Everybody from the office shows up: Mr. Collard, Mr. Lamel the Jerkass junior manager, "Miss Emma" the oldest person in the office, Maurice the too-boisterous younger man, Aline the hot secretary, and others. Drinks are served, more drinks are served, almost everybody (except for Lamel the jerk) loosens up, and eventually things get out of hand.


Tropes:

  • Book Ends: The film begins and ends with scenes of everyone in their exceedingly dull office, banging away at typewriters. The ending is ironic, seeing as how Aline has disappeared after making a spectacle of herself at the party, and everyone else seems to be pretending that nothing happened.
  • Commitment Issues: Maurice brings his attractive girlfriend Helene to the party, but as he tells a coworker, he doesn't want to get tied down to a relationship with her. (He's also clearly trying to make a threesome with Aline happen, but he can't pull it off.)
  • Establishing Character Moment: When everyone else hustles out of the office at lunch, Remy sits at his desk eating from a lunch box and leafing through a book of botany. Then he walks home and has dinner with his elderly mom. He's revealed to be a shy and quiet bachelor in late middle age.
  • Fainting: Remy faints after taking the call at the office and finding out that his mother has died.
  • Fan Disservice: Sexy Aline strips down to nothing but a pair of panties, while talking about how she likes to look out the window at work. She's drunk, and Collard and Lamel yell at her to put some clothes on, and Aline winds up running off in tears.
  • Fauxshadow:
    • Emile, the butler who Remy hired to work his party, has a vaguely mysterious air and seems to have a secret and gives a lot of oddly knowing looks. It seems like this will pay off in the story, but it doesn't.
    • A strange man is lurking about the grounds: Lamel first notices him sleeping in the bushes, and Aline later runs into him as she's out and about. He's revealed to be a burglar that the police are looking for. This also doesn't really affect the story, as the burglar is simply arrested at the end of the film.
  • Hypocrite: Aline flings this exact word (in French, but it's the same word) at her boss Mr. Collard, who gets all judgmental after she takes her clothes off, but also has a wife and a mistress and is in the process of making Simone from the office his other mistress. Come Monday and the return to work, and Aline isn't there.

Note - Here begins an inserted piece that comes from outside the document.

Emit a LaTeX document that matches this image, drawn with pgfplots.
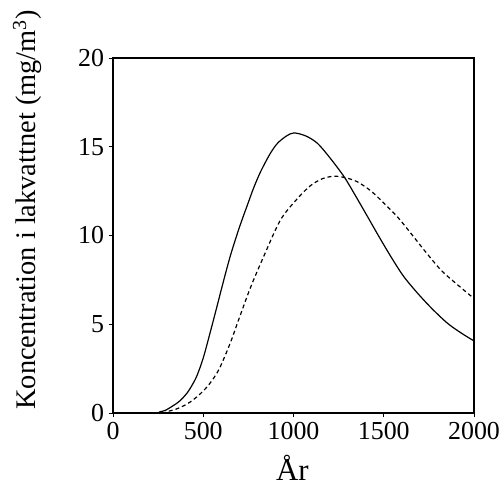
\documentclass[border=0pt]{standalone}
\usepackage{pgfplots}
\pgfplotsset{compat=1.18}
\usepackage{fontspec}
\setmainfont{Liberation Serif}
\begin{document}
\begin{tikzpicture}
\begin{axis}[
  scale only axis,
  width=361bp, height=355bp,
  xmin=0, xmax=2000, ymin=0, ymax=20,
  xtick={0,500,1000,1500,2000},
  ytick={0,5,10,15,20},
  tick align=outside,
  major tick length=4bp,
  tick style={black, line width=0.8pt},
  xtick pos=bottom, ytick pos=left,
  axis line style={line width=1.5pt},
  /pgf/number format/assume math mode=true,
  /pgf/number format/1000 sep={},
  tick label style={font=\fontsize{26}{29}\selectfont},
  xticklabel style={yshift=-2bp},
  yticklabel style={xshift=-1.5bp},
  xlabel={År},
  ylabel={Koncentration i lakvattnet (mg/m\textsuperscript{3})},
  xlabel style={font=\fontsize{31}{34}\selectfont, at={(axis description cs:0.497,-0.19)}, anchor=base},
  ylabel style={font=\fontsize{28.5}{32}\selectfont, at={(axis description cs:-0.238,0.572)}, anchor=center},
  clip=false,
]
\addplot[black, line width=1.2pt, smooth] coordinates {
(0,0) (230,0) (260,0.07) (290,0.15) (336,0.43) (370,0.68) (410,1.12) (440,1.6)
(465,2.1) (500,3.1) (540,4.6) (576,6.0) (605,7.15) (650,8.85) (700,10.45)
(744,11.7) (780,12.7) (818,13.6)
(870,14.6) (911,15.19) (960,15.6) (1003,15.78) (1070,15.6) (1133,15.19)
(1200,14.4) (1281,13.3) (1340,12.3) (1411,11.05) (1470,10.0) (1540,8.8)
(1610,7.7) (1689,6.73) (1770,5.85) (1855,5.04) (1930,4.5) (2000,4.06)
};
\addplot[black, line width=1.2pt, smooth, dash pattern=on 4bp off 3bp] coordinates {
(0,0) (260,0) (300,0.08) (350,0.22) (400,0.45) (428,0.62) (475,1.0) (521,1.47)
(560,2.0) (594,2.6) (650,3.95) (696,5.25) (761,7.05) (834,8.8) (927,10.86) (1019,12.05)
(1093,12.8) (1160,13.2) (1226,13.34) (1290,13.25) (1355,13.02) (1430,12.5)
(1503,11.8) (1580,11.0) (1652,10.1) (1730,9.1) (1818,8.04) (1900,7.3) (2000,6.45)
};
\coordinate (sw) at (rel axis cs:0,0);
\coordinate (ne) at (rel axis cs:1,1);
\end{axis}
\path ([shift={(-113bp,-76bp)}]sw) rectangle ([shift={(30bp,58bp)}]ne);
\end{tikzpicture}
\end{document}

  • No Antagonist: As there is no story there's not really a bad guy. The closest is Lamel, who is an uptight jerk. But he does dance with Emma, and he's not wrong about Maurice being an obnoxious jackass, and he's not wrong about Emile the butler being irresponsible about continuing to serve drinks until Aline is so tanked that she's standing on a chair and taking her clothes off.
  • Old Maid: Emma, whom everybody calls "Miss Emma". Remy tells his boss that he was hesitant to invite families because Emma, who is alone in the world, might feel left out.
  • Plot-Triggering Death: Although not in the usual way. Remy's mom dies, which leads him to sell the house that they lived in, which was apparently highly valuable being in the middle of downtown, which allows Remy to buy a gaudy mansion in the country and invite his coworkers.
  • Sexy Backless Outfit: Marcel's hot girlfriend Helene wears to the party a yellow sundress with no back.
  • Sexy Secretary: Aline the pretty redhead, who is also given to wearing skirts that are probably too short for the office.
  • Shower of Angst: After humiliating herself by stripping outside at the party, a crying Aline takes a shower, assisted by Mr. Mermet who just happened to be inside on the phone when an almost naked Aline ran past him in hysterics.
  • Slice of Life: There's no real story. People come to a co-workers surprisingly huge mansion, they drink, they wander around the grounds, they drink more, a couple of people embarrass themselves, and everyone goes home.
  • Standard Office Setting: The first act is set in an office that is so generic that the film doesn't even give a hint what the business actually is.
  • Suck Out the Poison: Marcel acts like he's doing this when Helene gets stung by a bee, but it's really foreplay.
  • While You Were in Diapers: Maurice makes some unfunny sarcastic comments about the French army, which enrages Lamel. A furious Lamel says of Marcel: "I have been mobilized for 800 days, while Mr. Dutoit was pissing his pants!"